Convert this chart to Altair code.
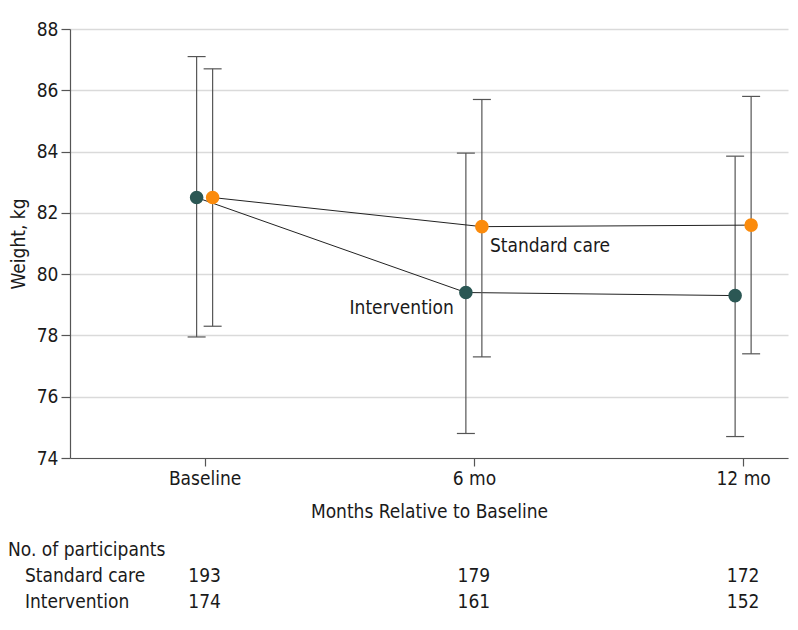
import altair as alt
import pandas as pd

# ---- data ----
months = [0, 6, 12]
tick_labels = ["Baseline", "6 mo", "12 mo"]
groups = ["Intervention", "Standard care"]
int_mean = [82.5, 79.4, 79.3]
int_low = [77.95, 74.8, 74.7]
int_high = [87.1, 83.95, 83.85]
std_mean = [82.5, 81.55, 81.6]
std_low = [78.3, 77.3, 77.4]
std_high = [86.7, 85.7, 85.8]
n_std = [193, 179, 172]
n_int = [174, 161, 152]
table_header = "No. of participants"

FONT = "DejaVu Sans Condensed"
FS = 19
colors = {"Intervention": "#2b5754", "Standard care": "#fb8b0c"}
dodge = {"Intervention": -8, "Standard care": 8}

label_expr = " : ".join(
    f"datum.value == {m} ? '{t}'" for m, t in zip(months, tick_labels)
) + " : ''"

x_scale = alt.Scale(domain=[-3, 13], nice=False, zero=False)
y_scale = alt.Scale(domain=[74, 88], nice=False, zero=False)
x_axis = alt.Axis(values=months, labelExpr=label_expr, title="Months Relative to Baseline",
                  grid=False, tickSize=8, labelPadding=3, titlePadding=14)
y_axis = alt.Axis(values=list(range(74, 89, 2)), title="Weight, kg", grid=True,
                  tickSize=9, labelPadding=3, titlePadding=8)

series = {
    "Intervention": (int_mean, int_low, int_high),
    "Standard care": (std_mean, std_low, std_high),
}

layers = []
for g in groups:
    mean, low, high = series[g]
    df = pd.DataFrame({"month": months, "mean": mean, "low": low, "high": high, "group": g})
    off = dodge[g]
    base = alt.Chart(df)
    X = alt.X("month:Q", scale=x_scale, axis=x_axis)
    bar = base.mark_rule(xOffset=off, color="#555555", strokeWidth=1.2).encode(
        x=X, y=alt.Y("low:Q", scale=y_scale, axis=y_axis), y2="high:Q")
    cap_lo = base.mark_rule(xOffset=off - 9, x2Offset=off + 9, color="#555555", strokeWidth=1.2).encode(
        x=X, x2="month:Q", y=alt.Y("low:Q", scale=y_scale, axis=y_axis))
    cap_hi = base.mark_rule(xOffset=off - 9, x2Offset=off + 9, color="#555555", strokeWidth=1.2).encode(
        x=X, x2="month:Q", y=alt.Y("high:Q", scale=y_scale, axis=y_axis))
    line = base.mark_line(xOffset=off, color="#222222", strokeWidth=1).encode(
        x=X, y=alt.Y("mean:Q", scale=y_scale, axis=y_axis))
    layers += [bar, cap_lo, cap_hi, line]

for g in groups:
    mean, low, high = series[g]
    df = pd.DataFrame({"month": months, "mean": mean, "group": g})
    pts = alt.Chart(df).mark_circle(xOffset=dodge[g], size=185, opacity=1, color=colors[g]).encode(
        x=alt.X("month:Q", scale=x_scale, axis=x_axis),
        y=alt.Y("mean:Q", scale=y_scale, axis=y_axis))
    layers.append(pts)

# in-plot series labels next to the 6-month points
ann_std = alt.Chart(pd.DataFrame({"month": [months[1]], "mean": [std_mean[1]], "t": ["Standard care"]})).mark_text(
    align="left", baseline="middle", dx=16, dy=19, font=FONT, fontSize=FS, color="#1a1a1a").encode(
    x=alt.X("month:Q", scale=x_scale, axis=x_axis), y=alt.Y("mean:Q", scale=y_scale, axis=y_axis), text="t:N")
ann_int = alt.Chart(pd.DataFrame({"month": [months[1]], "mean": [int_mean[1]], "t": ["Intervention"]})).mark_text(
    align="right", baseline="middle", dx=-20, dy=15, font=FONT, fontSize=FS, color="#1a1a1a").encode(
    x=alt.X("month:Q", scale=x_scale, axis=x_axis), y=alt.Y("mean:Q", scale=y_scale, axis=y_axis), text="t:N")
layers += [ann_std, ann_int]

main = alt.layer(*layers).properties(width=718, height=429)

# ---- participants table ----
rows = [table_header, "Standard care", "Intervention"]
tab_df = pd.DataFrame({
    "row": ["Standard care"] * 3 + ["Intervention"] * 3,
    "month": months + months,
    "n": n_std + n_int,
})
row_df = pd.DataFrame({"row": rows, "indent": [0, 1, 1]})
y_tab = alt.Y("row:N", scale=alt.Scale(domain=rows, paddingInner=0, paddingOuter=0), axis=None)

nums = alt.Chart(tab_df).mark_text(font=FONT, fontSize=FS, color="#1a1a1a", baseline="middle").encode(
    x=alt.X("month:Q", scale=x_scale, axis=None), y=y_tab, text="n:Q")
head = alt.Chart(row_df[row_df.indent == 0]).mark_text(
    font=FONT, fontSize=FS, color="#1a1a1a", align="left", baseline="middle").encode(
    x=alt.value(-62), y=y_tab, text="row:N")
sub = alt.Chart(row_df[row_df.indent == 1]).mark_text(
    font=FONT, fontSize=FS, color="#1a1a1a", align="left", baseline="middle").encode(
    x=alt.value(-45), y=y_tab, text="row:N")
table = alt.layer(nums, head, sub).properties(width=718, height=78)

chart = alt.vconcat(main, table, spacing=16).properties(
    padding={"top": 12, "left": 0, "right": 2, "bottom": 0}
).configure_axis(
    labelFont=FONT, titleFont=FONT, labelFontSize=FS, titleFontSize=FS,
    labelColor="#1a1a1a", titleColor="#1a1a1a", titleFontWeight="normal",
    domainColor="#555555", tickColor="#555555", domainWidth=1.2, tickWidth=1.2,
    gridColor="#dadada", gridWidth=1.5,
).configure_view(stroke=None)

chart.save("out.html", embed_options={"renderer": "svg", "actions": False})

--*--

What to work on
Repeat the lines of the listing above verbatim, beginning at its first line and ending at the line containing "import pandas as pd", which is included. Omit pictures.

Completed exercise
Convert this chart to Altair code.
import altair as alt
import pandas as pd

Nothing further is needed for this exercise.